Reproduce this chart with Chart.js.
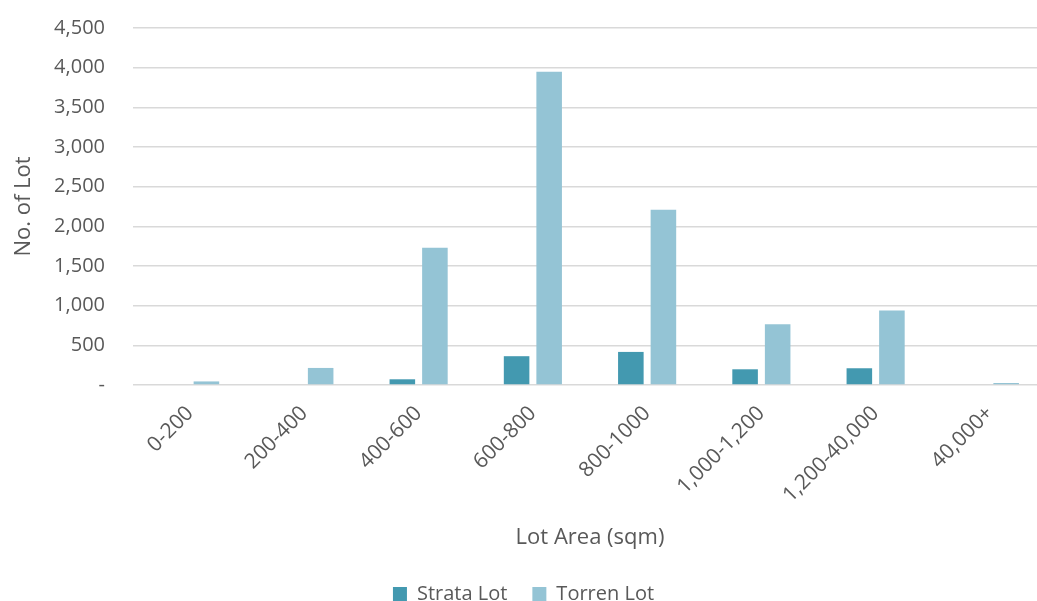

==

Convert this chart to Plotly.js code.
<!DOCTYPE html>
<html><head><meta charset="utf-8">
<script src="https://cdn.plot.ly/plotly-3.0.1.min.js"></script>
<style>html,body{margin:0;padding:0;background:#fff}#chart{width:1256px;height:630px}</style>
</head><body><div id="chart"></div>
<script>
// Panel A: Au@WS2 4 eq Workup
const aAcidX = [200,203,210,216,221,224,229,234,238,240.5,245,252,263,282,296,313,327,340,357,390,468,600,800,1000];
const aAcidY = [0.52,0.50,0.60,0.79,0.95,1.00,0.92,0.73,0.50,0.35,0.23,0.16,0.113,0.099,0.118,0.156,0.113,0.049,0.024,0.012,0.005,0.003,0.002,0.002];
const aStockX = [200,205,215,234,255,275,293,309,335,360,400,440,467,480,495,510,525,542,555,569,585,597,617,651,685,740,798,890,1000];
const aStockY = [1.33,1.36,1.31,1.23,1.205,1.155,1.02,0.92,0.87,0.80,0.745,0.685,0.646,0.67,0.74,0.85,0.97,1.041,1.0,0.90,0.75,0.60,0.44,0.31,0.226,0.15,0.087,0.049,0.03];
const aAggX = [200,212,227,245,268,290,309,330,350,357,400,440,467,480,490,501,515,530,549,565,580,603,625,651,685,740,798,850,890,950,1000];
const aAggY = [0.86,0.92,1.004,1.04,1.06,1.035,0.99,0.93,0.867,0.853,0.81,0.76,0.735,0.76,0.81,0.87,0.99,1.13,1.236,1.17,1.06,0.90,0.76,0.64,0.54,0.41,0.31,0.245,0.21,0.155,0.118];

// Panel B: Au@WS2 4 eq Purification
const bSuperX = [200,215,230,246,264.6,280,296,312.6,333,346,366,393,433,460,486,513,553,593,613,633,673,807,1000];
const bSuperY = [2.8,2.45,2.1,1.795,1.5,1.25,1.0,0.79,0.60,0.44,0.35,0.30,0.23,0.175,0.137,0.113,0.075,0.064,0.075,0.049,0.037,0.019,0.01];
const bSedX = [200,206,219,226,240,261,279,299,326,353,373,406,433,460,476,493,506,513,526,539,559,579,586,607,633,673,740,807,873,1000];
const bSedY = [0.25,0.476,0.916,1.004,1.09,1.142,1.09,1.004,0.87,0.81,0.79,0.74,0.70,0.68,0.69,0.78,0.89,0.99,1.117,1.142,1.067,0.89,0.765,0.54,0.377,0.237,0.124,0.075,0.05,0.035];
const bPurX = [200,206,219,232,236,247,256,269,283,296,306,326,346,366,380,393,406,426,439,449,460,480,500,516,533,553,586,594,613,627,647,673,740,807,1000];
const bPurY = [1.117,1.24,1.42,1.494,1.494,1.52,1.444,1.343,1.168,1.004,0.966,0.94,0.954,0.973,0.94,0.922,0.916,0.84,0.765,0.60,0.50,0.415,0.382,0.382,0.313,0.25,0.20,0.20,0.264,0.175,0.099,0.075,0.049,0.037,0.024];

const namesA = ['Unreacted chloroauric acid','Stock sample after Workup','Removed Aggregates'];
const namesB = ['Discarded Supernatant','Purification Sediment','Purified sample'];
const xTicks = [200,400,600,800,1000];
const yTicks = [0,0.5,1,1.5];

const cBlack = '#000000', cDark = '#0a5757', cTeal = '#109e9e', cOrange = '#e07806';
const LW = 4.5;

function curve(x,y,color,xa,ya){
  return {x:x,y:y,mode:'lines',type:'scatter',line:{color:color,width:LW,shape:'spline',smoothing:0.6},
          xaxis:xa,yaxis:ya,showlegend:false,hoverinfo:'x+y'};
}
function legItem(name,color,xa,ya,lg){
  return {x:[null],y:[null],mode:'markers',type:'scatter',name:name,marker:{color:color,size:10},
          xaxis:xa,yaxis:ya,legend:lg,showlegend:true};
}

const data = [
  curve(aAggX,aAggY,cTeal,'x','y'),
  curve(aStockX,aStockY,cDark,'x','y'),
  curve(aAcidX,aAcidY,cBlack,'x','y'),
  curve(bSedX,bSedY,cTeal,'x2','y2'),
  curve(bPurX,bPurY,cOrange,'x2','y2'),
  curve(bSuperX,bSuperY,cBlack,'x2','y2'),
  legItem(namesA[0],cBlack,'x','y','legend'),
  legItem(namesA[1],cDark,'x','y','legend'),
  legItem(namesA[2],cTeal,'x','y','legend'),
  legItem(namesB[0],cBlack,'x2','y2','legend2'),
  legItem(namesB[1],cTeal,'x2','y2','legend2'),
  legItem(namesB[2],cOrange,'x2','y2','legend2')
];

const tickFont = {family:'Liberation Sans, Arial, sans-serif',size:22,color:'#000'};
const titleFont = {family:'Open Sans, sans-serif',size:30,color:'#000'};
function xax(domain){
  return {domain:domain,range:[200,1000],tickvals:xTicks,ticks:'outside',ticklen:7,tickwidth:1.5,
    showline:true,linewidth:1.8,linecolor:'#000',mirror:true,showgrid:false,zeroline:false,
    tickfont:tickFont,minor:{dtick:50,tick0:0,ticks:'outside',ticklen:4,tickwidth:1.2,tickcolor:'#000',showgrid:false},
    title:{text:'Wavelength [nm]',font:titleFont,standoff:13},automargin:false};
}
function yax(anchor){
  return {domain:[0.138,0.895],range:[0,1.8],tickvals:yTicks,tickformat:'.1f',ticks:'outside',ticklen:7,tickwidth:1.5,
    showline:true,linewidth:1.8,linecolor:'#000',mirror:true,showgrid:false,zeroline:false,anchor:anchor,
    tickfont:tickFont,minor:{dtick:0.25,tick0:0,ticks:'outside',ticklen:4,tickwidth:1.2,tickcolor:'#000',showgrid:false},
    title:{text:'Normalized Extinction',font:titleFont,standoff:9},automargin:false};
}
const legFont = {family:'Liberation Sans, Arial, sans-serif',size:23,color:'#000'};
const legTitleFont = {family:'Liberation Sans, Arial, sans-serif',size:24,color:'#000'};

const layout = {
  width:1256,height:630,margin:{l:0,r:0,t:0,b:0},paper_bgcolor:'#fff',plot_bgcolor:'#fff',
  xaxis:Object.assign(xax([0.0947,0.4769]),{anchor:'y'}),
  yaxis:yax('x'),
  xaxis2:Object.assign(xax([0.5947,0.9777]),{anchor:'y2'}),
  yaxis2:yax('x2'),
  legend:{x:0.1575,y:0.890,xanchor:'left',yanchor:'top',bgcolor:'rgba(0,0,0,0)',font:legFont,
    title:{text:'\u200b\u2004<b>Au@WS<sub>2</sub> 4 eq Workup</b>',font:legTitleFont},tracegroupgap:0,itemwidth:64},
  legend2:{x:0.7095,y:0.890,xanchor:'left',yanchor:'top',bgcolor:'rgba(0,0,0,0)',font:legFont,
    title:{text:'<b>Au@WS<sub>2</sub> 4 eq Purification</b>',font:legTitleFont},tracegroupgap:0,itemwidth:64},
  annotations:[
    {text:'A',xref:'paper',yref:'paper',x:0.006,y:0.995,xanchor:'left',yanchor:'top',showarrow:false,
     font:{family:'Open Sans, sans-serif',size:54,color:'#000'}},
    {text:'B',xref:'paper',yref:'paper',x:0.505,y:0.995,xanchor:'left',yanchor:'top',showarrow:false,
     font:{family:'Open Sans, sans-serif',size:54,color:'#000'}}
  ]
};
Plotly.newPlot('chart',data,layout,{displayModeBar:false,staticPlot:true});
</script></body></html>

Problem description
Using the listing above, pull out all lines that hold the word "this".

Response below
Reproduce this chart with Chart.js.
Convert this chart to Plotly.js code.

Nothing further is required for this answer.